12 Lessons of Adulthood

The job of being an adult – a REAL adult, not a big person who still acts like a child – is the most thankless, grueling job on the planet. No other task or responsibility equals it. Not parenthood, not CEO of a multi-national company, not emperor, not president. Nothing. Adults have to do without, follow rules, endure humiliation and doubt, put up with more than they ever thought they could endure.

There are upsides, sure, as there are to every situation in life: you can drive a car, rent hotel rooms, drink delicious cocktails, and… hmmm. I’m sure there are more but I can’t think of any right now. Bummer.

Anyway, along my own path of adulthood, I’ve learned some things that, when I manage to remember them and keep them before me, help to lift the burden of dreary responsibility. Hope they help you keep some perspective and find the fun side of life as well.

1. Love intentionally, not self-consciously. Love in all it’s forms takes work. No matter what we might want, other people simply do not behave as we would wish. Often those we love become people we don’t like. In those times, it’s important to remember that love is not a state of mind. It’s an action, a verb. That doesn’t mean hounding people who don’t want to love us back. It means simply loving other people and ourselves in concrete, unapologetic ways.

2. Good music makes even the most unpleasant task bearable. You get the right tune playing and suddenly vacuuming your carpets is akin to playing a sold-out arena size concert.

3. Be a filer, not a piler. This is something I struggle with constantly. But the old adage holds true, “A clutter desk is a cluttered mind.” Invest in some sort of filing cabinet and keep an organized system for papers and such. Of course, I HAVE a big-ass filing cabinet and I’m still a disorganized mess. But maybe you will do better than me 🙂

4. Take no prisoners – especially yourself. This lesson has two parts: a) do not hold on to people who want to leave your life; their dead weight so cut them lose and b) do not hold yourself hostage to guilt, regret, or anger. Seek forgiveness for wrongs you’ve done and give forgiveness to those who wrong you (even if they don’t deserve it).

5. If you don’t want to be treated like a baby, don’t act like one. This one’s pretty self-explanatory, right?

6. You are the only one who cares if your purse and shoes don’t match. I tend to get caught up on insignificant details. Details no one else cares about – or even notices – except me. Let it go. Let it go. Let it go (and no, I am NOT channeling Elsa from that wretched Frozen movie).
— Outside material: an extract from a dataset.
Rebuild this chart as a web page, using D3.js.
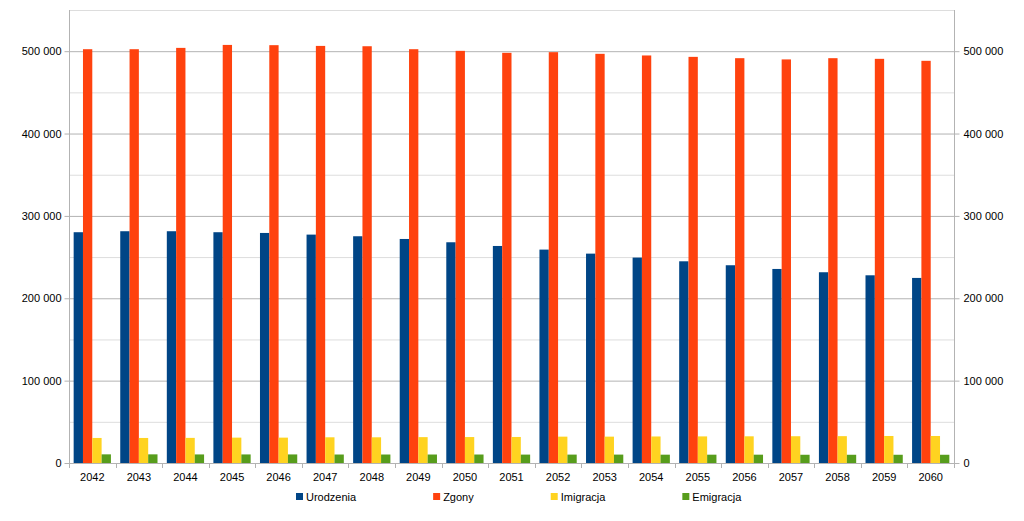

7. No regrets – everything that happens, happens for a reason. Think back on the bad things in your life, even the worst tragedy. There has to be at least one small GOOD thing that came out of even the worst situation. Think hard and be honest. A lesson, a new friendship, a renewed self-reliance. SOMETHING.

8. You are the only one hurt by your bitterness. As Joyce Meyer said, “I know from personal experience how damaging it can be to live with bitterness and unforgiveness. I like to say it’s like taking poison and hoping your enemy will die. And it really is that harmful to us to live this way.”

9. Facebook and Twitter accounts do not define how well you are loved. There’s a disturbing trend in today’s world to base our self-worth on how many Facebook friends or Twitter followers we have. We judge our posts on how many people “liked” or retweeted them. I’ve done it myself. I feel a great deal of disappointment when the stats for this blog are low. But I, and everyone else, need to wake up to the fact that Facebook, Twitter, and all other forms of social media are illusions of life. They are not real and they do not make US more or less real.

10. It’s not a crime to say “no”: Never be a “yes man”. Not to your kids, your spouse, your friends, your family, your boss. Say “yes” only to what you can wholeheartedly agree with. Never let your “yes” be a surrender. Make it the prize for which others strive.

11. “Sexy” and “slut” do not go together. To my mind, there is no such thing as a sexy slut (whether male or female). If you prize your sexuality and your body, then show them the proper respect of being mindful of their health and value.

12. There is a beginning to everything and there is an end to everything; nothing is permanent. If you are living in the golden light of success, remember that Rome also fell. I don’t say this to take away joy or rain on anyone’s parade. I say it to encourage everyone to enjoy what they have. Love the people within your reach as fiercely as you can; treasure the accomplishments you’ve created for yourself. When those people and times and things are gone you’ll know you appreciated them and never took them for granted. If you are in a bad time, keep going. Everything ends, even the horrid, frightening, nightmarish circumstances in which you find yourself. And when those bad times end, don’t keep living in them through memory. Let it go and walk away. Their reality has ended and your new life just begun.